The Future of Snacking
Our The Future of Snacking 2016 report uncovers numerous opportunities for food and beverage companies to relate with consumers around new, flexible eating styles. Here is a sampling of thought starters:
We are in a new era of exploration. With fewer cultural constraints on meals, the future of snacking will give consumers opportunities to explore new kinds of food and new brands and bend traditional eating patterns to their personal needs and wants.
  • The Opportunity: Position snacks as a chance to engage in playful food exploration. Be explicit about the disruption of traditional (perhaps outmoded) ways of eating and drinking and position your offerings as a customizable solution that meals are not able to fully enter.

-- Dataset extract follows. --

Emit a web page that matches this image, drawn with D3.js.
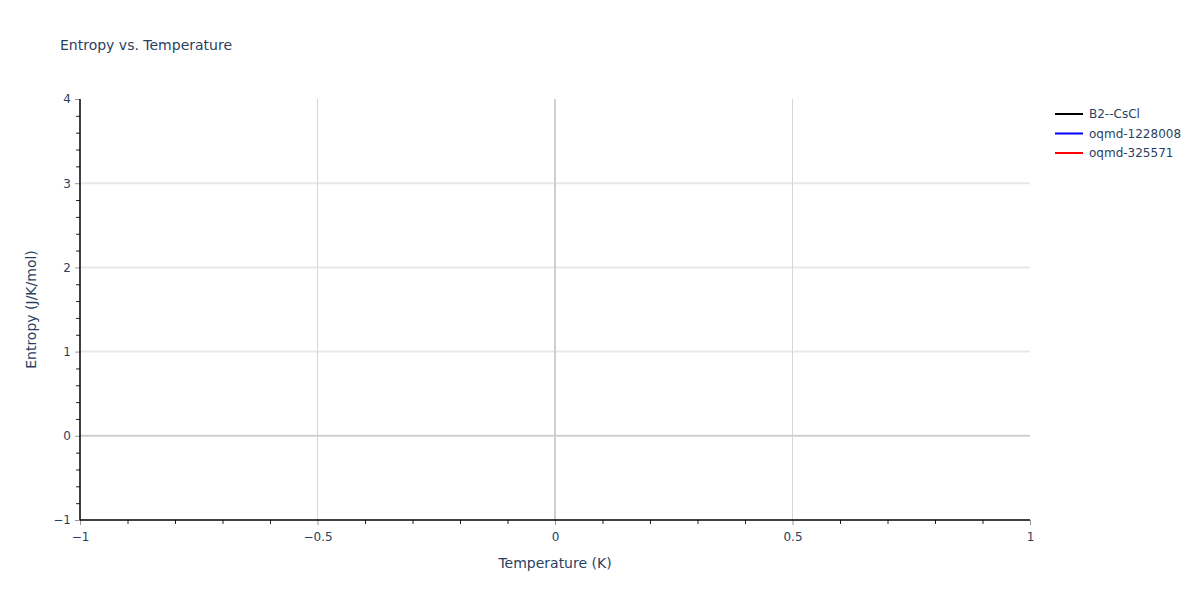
<!doctype html>
<html lang="en">
<head>
    <meta charset="utf-8">
    <script src="https://d3js.org/d3.v7.min.js"></script>
    <style>
        html, body { margin: 0; padding: 0; background: #fff; }
        svg text { font-family: "DejaVu Sans", Verdana, sans-serif; fill: #2a3f5f; }
    </style>
</head>
<body>
<svg id="svg" width="1200" height="600"></svg>
<script>
    // chart data (no points were plotted, only the series names)
    var seriesNames = ["B2--CsCl", "oqmd-1228008", "oqmd-325571"];
    var seriesColors = ["black", "blue", "red"];
    var xDomain = [-1, 1];
    var yDomain = [-1, 4];
    var xMajorTicks = [-1, -0.5, 0, 0.5, 1];
    var xMinorTicks = [-0.9, -0.8, -0.7, -0.6, -0.4, -0.3, -0.2, -0.1, 0.1, 0.2, 0.3, 0.4, 0.6, 0.7, 0.8, 0.9];
    var yMajorTicks = [-1, 0, 1, 2, 3, 4];
    var yMinorTicks = [-0.8, -0.6, -0.4, -0.2, 0.2, 0.4, 0.6, 0.8, 1.2, 1.4, 1.6, 1.8,
                       2.2, 2.4, 2.6, 2.8, 3.2, 3.4, 3.6, 3.8];

    var svg = d3.select("#svg");
    // plot area edges
    var pL = 80, pR = 1030, pT = 99, pB = 520;

    var x = d3.scaleLinear().domain(xDomain).range([pL, pR]);
    var y = d3.scaleLinear().domain(yDomain).range([pB, pT]);

    var fmt = function (d) { return d < 0 ? "\u2212" + Math.abs(d) : String(d); };

    // grid
    svg.append("g").selectAll("line")
        .data(yMajorTicks.filter(function (d) { return d > -1 && d < 4 && d !== 0; }))
        .enter().append("line")
        .attr("x1", pL).attr("x2", pR)
        .attr("y1", function (d) { return y(d); }).attr("y2", function (d) { return y(d); })
        .attr("stroke", "#e8e8e8").attr("stroke-width", 2);
    svg.append("g").selectAll("line")
        .data(xMajorTicks.filter(function (d) { return d > -1 && d < 1 && d !== 0; }))
        .enter().append("line")
        .attr("y1", pT).attr("y2", pB)
        .attr("x1", function (d) { return x(d); }).attr("x2", function (d) { return x(d); })
        .attr("stroke", "#d6d6d6").attr("stroke-width", 1);

    // zero lines
    svg.append("line")
        .attr("x1", pL).attr("x2", pR).attr("y1", y(0)).attr("y2", y(0))
        .attr("stroke", "#cfcfcf").attr("stroke-width", 2);
    svg.append("line")
        .attr("x1", x(0)).attr("x2", x(0)).attr("y1", pT).attr("y2", pB)
        .attr("stroke", "#cfcfcf").attr("stroke-width", 2);

    // x axis
    var gx = svg.append("g").attr("transform", "translate(0," + pB + ")");
    gx.call(d3.axisBottom(x).tickValues(xMinorTicks).tickSize(4).tickFormat(""));
    gx.select(".domain").remove();
    gx.selectAll("line").attr("stroke", "#222");
    var gx2 = svg.append("g").attr("transform", "translate(0," + pB + ")");
    gx2.call(d3.axisBottom(x).tickValues(xMajorTicks).tickSize(5).tickPadding(7).tickFormat(fmt));
    gx2.select(".domain").remove();
    gx2.selectAll("line").attr("stroke", "#999");
    gx2.selectAll("text").attr("font-size", 12).attr("fill", "#2a3f5f");

    // y axis
    var gy = svg.append("g").attr("transform", "translate(" + pL + ",0)");
    gy.call(d3.axisLeft(y).tickValues(yMinorTicks).tickSize(4).tickFormat(""));
    gy.select(".domain").remove();
    gy.selectAll("line").attr("stroke", "#222");
    var gy2 = svg.append("g").attr("transform", "translate(" + pL + ",0)");
    gy2.call(d3.axisLeft(y).tickValues(yMajorTicks).tickSize(5).tickPadding(4).tickFormat(fmt));
    gy2.select(".domain").remove();
    gy2.selectAll("line").attr("stroke", "#999");
    gy2.selectAll("text").attr("font-size", 12).attr("fill", "#2a3f5f");

    // axis lines
    svg.append("line").attr("x1", pL).attr("x2", pR).attr("y1", pB).attr("y2", pB)
        .attr("stroke", "black").attr("stroke-width", 1.5);
    svg.append("line").attr("x1", pL).attr("x2", pL).attr("y1", pT).attr("y2", pB)
        .attr("stroke", "black").attr("stroke-width", 1.5);

    // titles
    svg.append("text").attr("x", 60).attr("y", 50).attr("font-size", 14)
        .text("Entropy vs. Temperature");
    svg.append("text").attr("x", (pL + pR) / 2).attr("y", 568).attr("font-size", 14)
        .attr("text-anchor", "middle").text("Temperature (K)");
    svg.append("text").attr("transform", "translate(36," + ((pT + pB) / 2) + ") rotate(-90)")
        .attr("font-size", 14).attr("text-anchor", "middle").text("Entropy (J/K/mol)");

    // legend
    var lg = svg.append("g").selectAll("g").data(seriesNames).enter().append("g")
        .attr("transform", function (d, i) { return "translate(1055," + (114 + i * 19.5) + ")"; });
    lg.append("line").attr("x1", 0).attr("x2", 28).attr("y1", 0).attr("y2", 0)
        .attr("stroke", function (d, i) { return seriesColors[i]; }).attr("stroke-width", 2);
    lg.append("text").attr("x", 34).attr("y", 4).attr("font-size", 12)
        .text(function (d) { return d; });
</script>
</body>
</html>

The differences between meals and snacks are blurring. As snacks maintain their prominence, the future of snacking will continue to involve an interplay with meals as we know them, particularly breakfast and lunch. The blurring of the boundary between meal and snack will accelerate, leading to the emergence of more undefined eating occasions.
  • The Opportunity: Create and promote new offerings that service the malleability of the snackified meal. Consider how to create even more gray spaces of eating behavior that speak to the consumer desire for foods and beverages that reflect the intersection of snack and meal and the desire for nutritional balance on those occasions.
New language for new eating occasions. Despite the commonplace use of the term “snack” and a skeletal set of cultural assumptions about snacking, it will continue to be redefined — in regard to the terminology used as well as the elements of the occasion that distinguish it from meals.
  • The Opportunity: Draw on the variety of existing consumer language around snacks to define new snacking moments. Use whimsical or descriptive language to assign new snacking occasions and help situate your product within the future consumer snacking landscape (e.g., consider how the popular film series The Lord of the Rings playfully introduced new hobbit eating occasions that augmented traditional breakfast, lunch and dinner — “elevenses,” “second breakfast” and “tea time”).